A California Department of Fish and Game report released in April stated that 46,004 bobcat hunting tags were sold statewide in 2009. There were also 915 separate international shipping tags sold last year, with a total of 46,919 tags sold. The hunting tags cost $13 each.

Bobcats are tagged in order to record hunting and trapping data and to track exports and for other purposes.

A Fish and Game report on bobcat harvesting reported that nearly 1,000 bobcats were taken during the 2008-09 hunting year and trapping season. Most of the bobcats were taken by trappers and sport hunters, and fewer than 100 were captured by the government agencies.That take reflected a 13 percent drop from the previous year. The average pelt price went down from $134.57 to $78, according to the state agency.

The Convention of International Trade in Endangered Species of Wild Fauna and Flora – known by the acronym CITES – is a group of international government entities that determines whether the trade of animal skins or other products may threaten or cause the extinction of wild animals or plants.

CITES protects roughly 5,000 species of animals and 28,000 species of plants against over-exploitation as a result of international trade.
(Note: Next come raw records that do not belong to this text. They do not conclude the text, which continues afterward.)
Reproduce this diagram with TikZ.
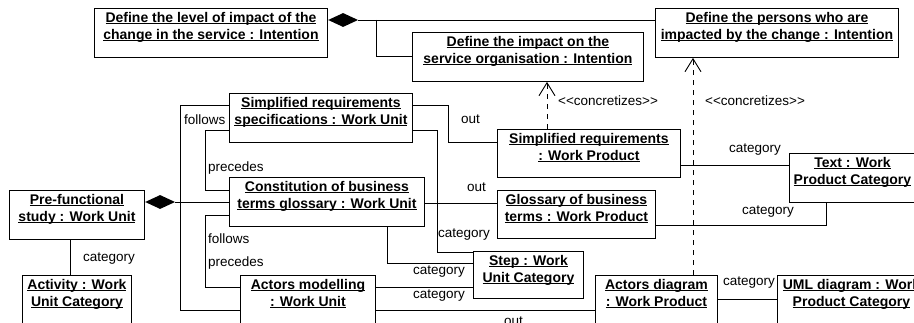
\documentclass[tikz,border=0pt]{standalone}
\usepackage{fontspec}
\setmainfont{Liberation Sans}
\usepackage{tikz}
\usetikzlibrary{positioning,arrows.meta,shapes.geometric,calc}

% underlined title line and the box around a title
\newcommand{\uln}[1]{\leavevmode\setbox0=\hbox{#1}\rlap{\rule[-1.9pt]{\wd0}{0.9pt}}\box0}
\newcommand{\objbox}[3]{\parbox[c][#2pt][t]{#1pt}{\centering\rule{0pt}{14pt}#3}}

\begin{document}
\begin{tikzpicture}[x=1pt,y=-1pt,
	obj/.style={draw,line width=0.9pt,anchor=north west,inner sep=0pt,font=\fontsize{14}{17}\selectfont\bfseries},
	lbl/.style={anchor=west,inner sep=0pt,font=\fontsize{13.5}{16}\selectfont},
	link/.style={line width=0.9pt},
	concr/.style={line width=0.9pt,dash pattern=on 5pt off 5pt,-{Straight Barb[length=13pt,width=16pt]}},
	comp/.style={diamond,fill,inner sep=0pt,minimum width=30pt,minimum height=14pt,anchor=west}]
	
	\useasboundingbox (0,0) rectangle (914,323);
	\clip (0,0) rectangle (914,323);
	
	% draw intentions
	\node[obj] (lvl) at (94,8) {\objbox{233}{49}{\uln{Define the level of impact of the}\\\uln{change in the service : Intention}}};
	\node[obj] (imp) at (412,32) {\objbox{231}{49}{\uln{Define the impact on the}\\\uln{service organisation : Intention}}};
	\node[obj] (pers) at (655,8) {\objbox{243}{49}{\uln{Define the persons who are}\\\uln{impacted by the change : Intention}}};
	
	% draw work units
	\node[obj] (simp) at (229,93) {\objbox{183}{49}{\uln{Simplified requirements}\\\uln{specifications : Work Unit}}};
	\node[obj] (const) at (229,177) {\objbox{195}{49}{\uln{Constitution of business}\\\uln{terms glossary : Work Unit}}};
	\node[obj] (pre) at (9,190) {\objbox{135}{49}{\uln{Pre-functional}\\\uln{study : Work Unit}}};
	\node[obj] (amod) at (240,275) {\objbox{135}{49}{\uln{Actors modelling}\\\uln{: Work Unit}}};
	
	% draw work products
	\node[obj] (swp) at (497,129) {\objbox{183}{48}{\uln{Simplified requirements}\\\uln{: Work Product}}};
	\node[obj] (glos) at (497,190) {\objbox{158}{48}{\uln{Glossary of business}\\\uln{terms : Work Product}}};
	\node[obj] (adia) at (595,275) {\objbox{122}{49}{\uln{Actors diagram}\\\uln{: Work Product}}};
	
	% draw categories
	\node[obj] (act) at (22,275) {\objbox{109}{49}{\uln{Activity : Work}\\\uln{Unit Category}}};
	\node[obj] (step) at (473,251) {\objbox{110}{47}{\uln{Step : Work}\\\uln{Unit Category}}};
	\node[obj] (txtc) at (789,153) {\objbox{126}{49}{\uln{Text : Work}\\\uln{Product Category}}};
	\node[obj] (uml) at (777,275) {\objbox{148}{49}{\uln{UML diagram : Work}\\\uln{Product Category}}};
	
	%%% diamonds
	\node[comp] (lvlD) at ($(lvl.north east)+(0,12)$) {};
	\draw[link] (lvlD.east) -- (lvlD.east -| pers.west);
	\draw[link] ($(lvlD.east)+(18,0)$) |- (imp.west);
	\node[comp] (preD) at ($(pre.north east)+(0,12)$) {};
	\draw[link] (preD.east) -- (preD.east -| const.west);
	
	%%% follows / precedes
	\draw[link] ($(simp.north west)+(0,12)$) -- ++(-49,0) |- ($(amod.north west)+(0,35)$);
	\draw[link] ($(simp.north west)+(0,37)$) -- ++(-24,0) |- ($(const.north west)+(0,13)$);
	\draw[link] ($(const.north west)+(0,38)$) -- ++(-24,0) |- ($(amod.north west)+(0,12)$);
	\node[lbl] (fol1) at (184,120) {follows};
	\node[lbl] (pre1) at (208,168) {precedes};
	\node[lbl] (fol2) at (208,239) {follows};
	\node[lbl] (pre2) at (208,263) {precedes};
	
	%%% out
	\draw[link] ($(simp.north east)+(0,12)$) -- ++(36,0) |- ($(swp.north west)+(0,13)$);
	\draw[link] ($(const.north east)+(0,26)$) -- ($(glos.north west)+(0,13)$);
	\draw[link] ($(amod.north east)+(0,35)$) -- ($(adia.north west)+(0,35)$);
	\node[lbl] (out1) at (461,119) {out};
	\node[lbl] (out2) at (467,187) {out};
	\node[lbl] (out3) at (504,321) {out};
	
	%%% category
	\draw[link] ($(simp.north east)+(0,37)$) -- ++(25,0) |- ($(step.north west)+(0,1)$);
	\draw[link] ($(const.south west)+(158,0)$) |- ($(step.north west)+(0,12)$);
	\draw[link] ($(amod.north east)+(0,12)$) -- ($(step.north west)+(0,36)$);
	\draw[link] ($(pre.south west)+(61,0)$) -- ($(act.north west)+(48,0)$);
	\draw[link] ($(swp.north east)+(0,36)$) -- ($(txtc.north west)+(0,12)$);
	\draw[link] ($(glos.north east)+(0,35)$) -| ($(txtc.south west)+(37,0)$);
	\draw[link] ($(adia.north east)+(0,24)$) -- ($(uml.north west)+(0,24)$);
	\node[lbl] (cat1) at (438,235) {category};
	\node[lbl] (cat2) at (413,272) {category};
	\node[lbl] (cat3) at (413,296) {category};
	\node[lbl] (cat4) at (83,259) {category};
	\node[lbl] (cat5) at (729,150) {category};
	\node[lbl] (cat6) at (742,212) {category};
	\node[lbl] (cat7) at (723,283) {category};
	
	%%% concretizes
	\draw[concr] ($(swp.north west)+(50,0)$) -- ($(imp.south west)+(135,0)$);
	\draw[concr] ($(adia.north west)+(98,0)$) -- ($(pers.south west)+(38,0)$);
	\node[lbl] (conc1) at (558,101) {<\kern0pt<concretizes>\kern0pt>};
	\node[lbl] (conc2) at (705,101) {<\kern0pt<concretizes>\kern0pt>};
	
\end{tikzpicture}
\end{document}
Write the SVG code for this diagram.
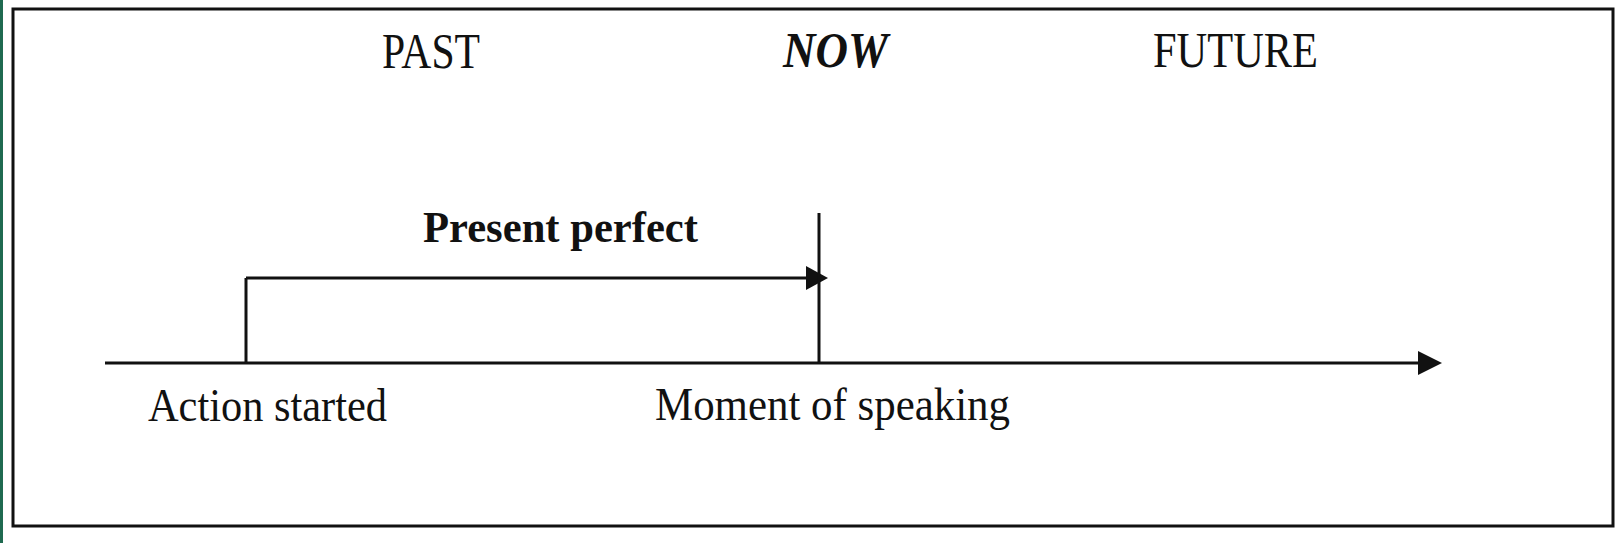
<svg xmlns="http://www.w3.org/2000/svg" width="1621" height="543" viewBox="0 0 1621 543">
  <style>
    .ln { stroke: #111; stroke-width: 3; fill: none; }
    .ah { fill: #111; stroke: none; }
    .t { font-family: "Liberation Serif", "Times New Roman", serif; fill: #111; }
  </style>
  <rect x="0" y="0" width="1621" height="543" fill="#ffffff"/>
  <rect x="0" y="0" width="3" height="543" fill="#1f6a50"/>
  <rect id="frame" x="13" y="9" width="1600" height="517" fill="#ffffff" stroke="#111" stroke-width="3"/>

  <g id="past">
    <text class="t" x="382" y="68" font-size="50" textLength="98" lengthAdjust="spacingAndGlyphs">PAST</text>
  </g>
  <g id="now">
    <text class="t" x="783" y="67" font-size="50" font-weight="bold" font-style="italic" textLength="105" lengthAdjust="spacingAndGlyphs">NOW</text>
  </g>
  <g id="future">
    <text class="t" x="1153" y="67" font-size="50" textLength="165" lengthAdjust="spacingAndGlyphs">FUTURE</text>
  </g>
  <g id="present-perfect">
    <text class="t" x="423" y="242" font-size="45" font-weight="bold" textLength="275" lengthAdjust="spacingAndGlyphs">Present perfect</text>
  </g>
  <g id="action-started">
    <text class="t" x="148" y="421" font-size="46" textLength="239" lengthAdjust="spacingAndGlyphs">Action started</text>
  </g>
  <g id="moment-of-speaking">
    <text class="t" x="655" y="420" font-size="46" textLength="355" lengthAdjust="spacingAndGlyphs">Moment of speaking</text>
  </g>

  <g id="connectors">
    <line class="ln" x1="105" y1="363" x2="1425" y2="363"/>
    <polygon class="ah" points="1418,351 1442,363 1418,375"/>
    <line class="ln" x1="246" y1="278" x2="246" y2="363"/>
    <line class="ln" x1="246" y1="278" x2="812" y2="278"/>
    <polygon class="ah" points="806,266 828,278 806,290"/>
    <line class="ln" x1="819" y1="213" x2="819" y2="363"/>
  </g>
</svg>
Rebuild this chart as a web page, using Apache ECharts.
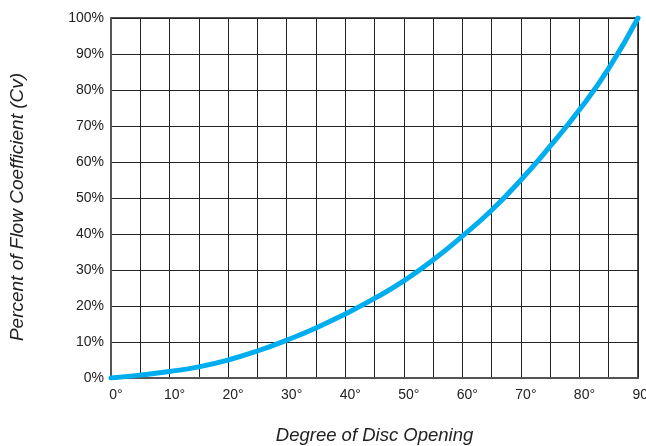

The United States asked a CITES committee to eliminate the current restrictions that limit the trade of bobcat hides.

The March request by the United States was rejected by CITES members in an initial decision. A debate surfaced on various points of view on the proposal, including a strong showing of support by Canada, which shares management of bobcats with the United States.

Opposition to the United States’ proposal centered on concerns that easing restrictions could fuel the illegal trade of other spotted cats that are protected by the international group.

The final vote in the committee was 53 in support, 46 opposed and 15 abstentions.

Change advocates argued that North American bobcat populations remain strong and have been managed effectively for 30 years by wildlife agencies. As a result, trading advocates argued that bobcat populations would not be adversely affected by commerce.

In fact, bobcat populations are increasing and recent surveys estimate that there are 1.7 million to 2.6 million in the United States today, according to figures provided by the international group.

The committee recommended prolonging the decision, and to continue the matter at future meetings. As of now, no final decision has been made on the U.S. proposal.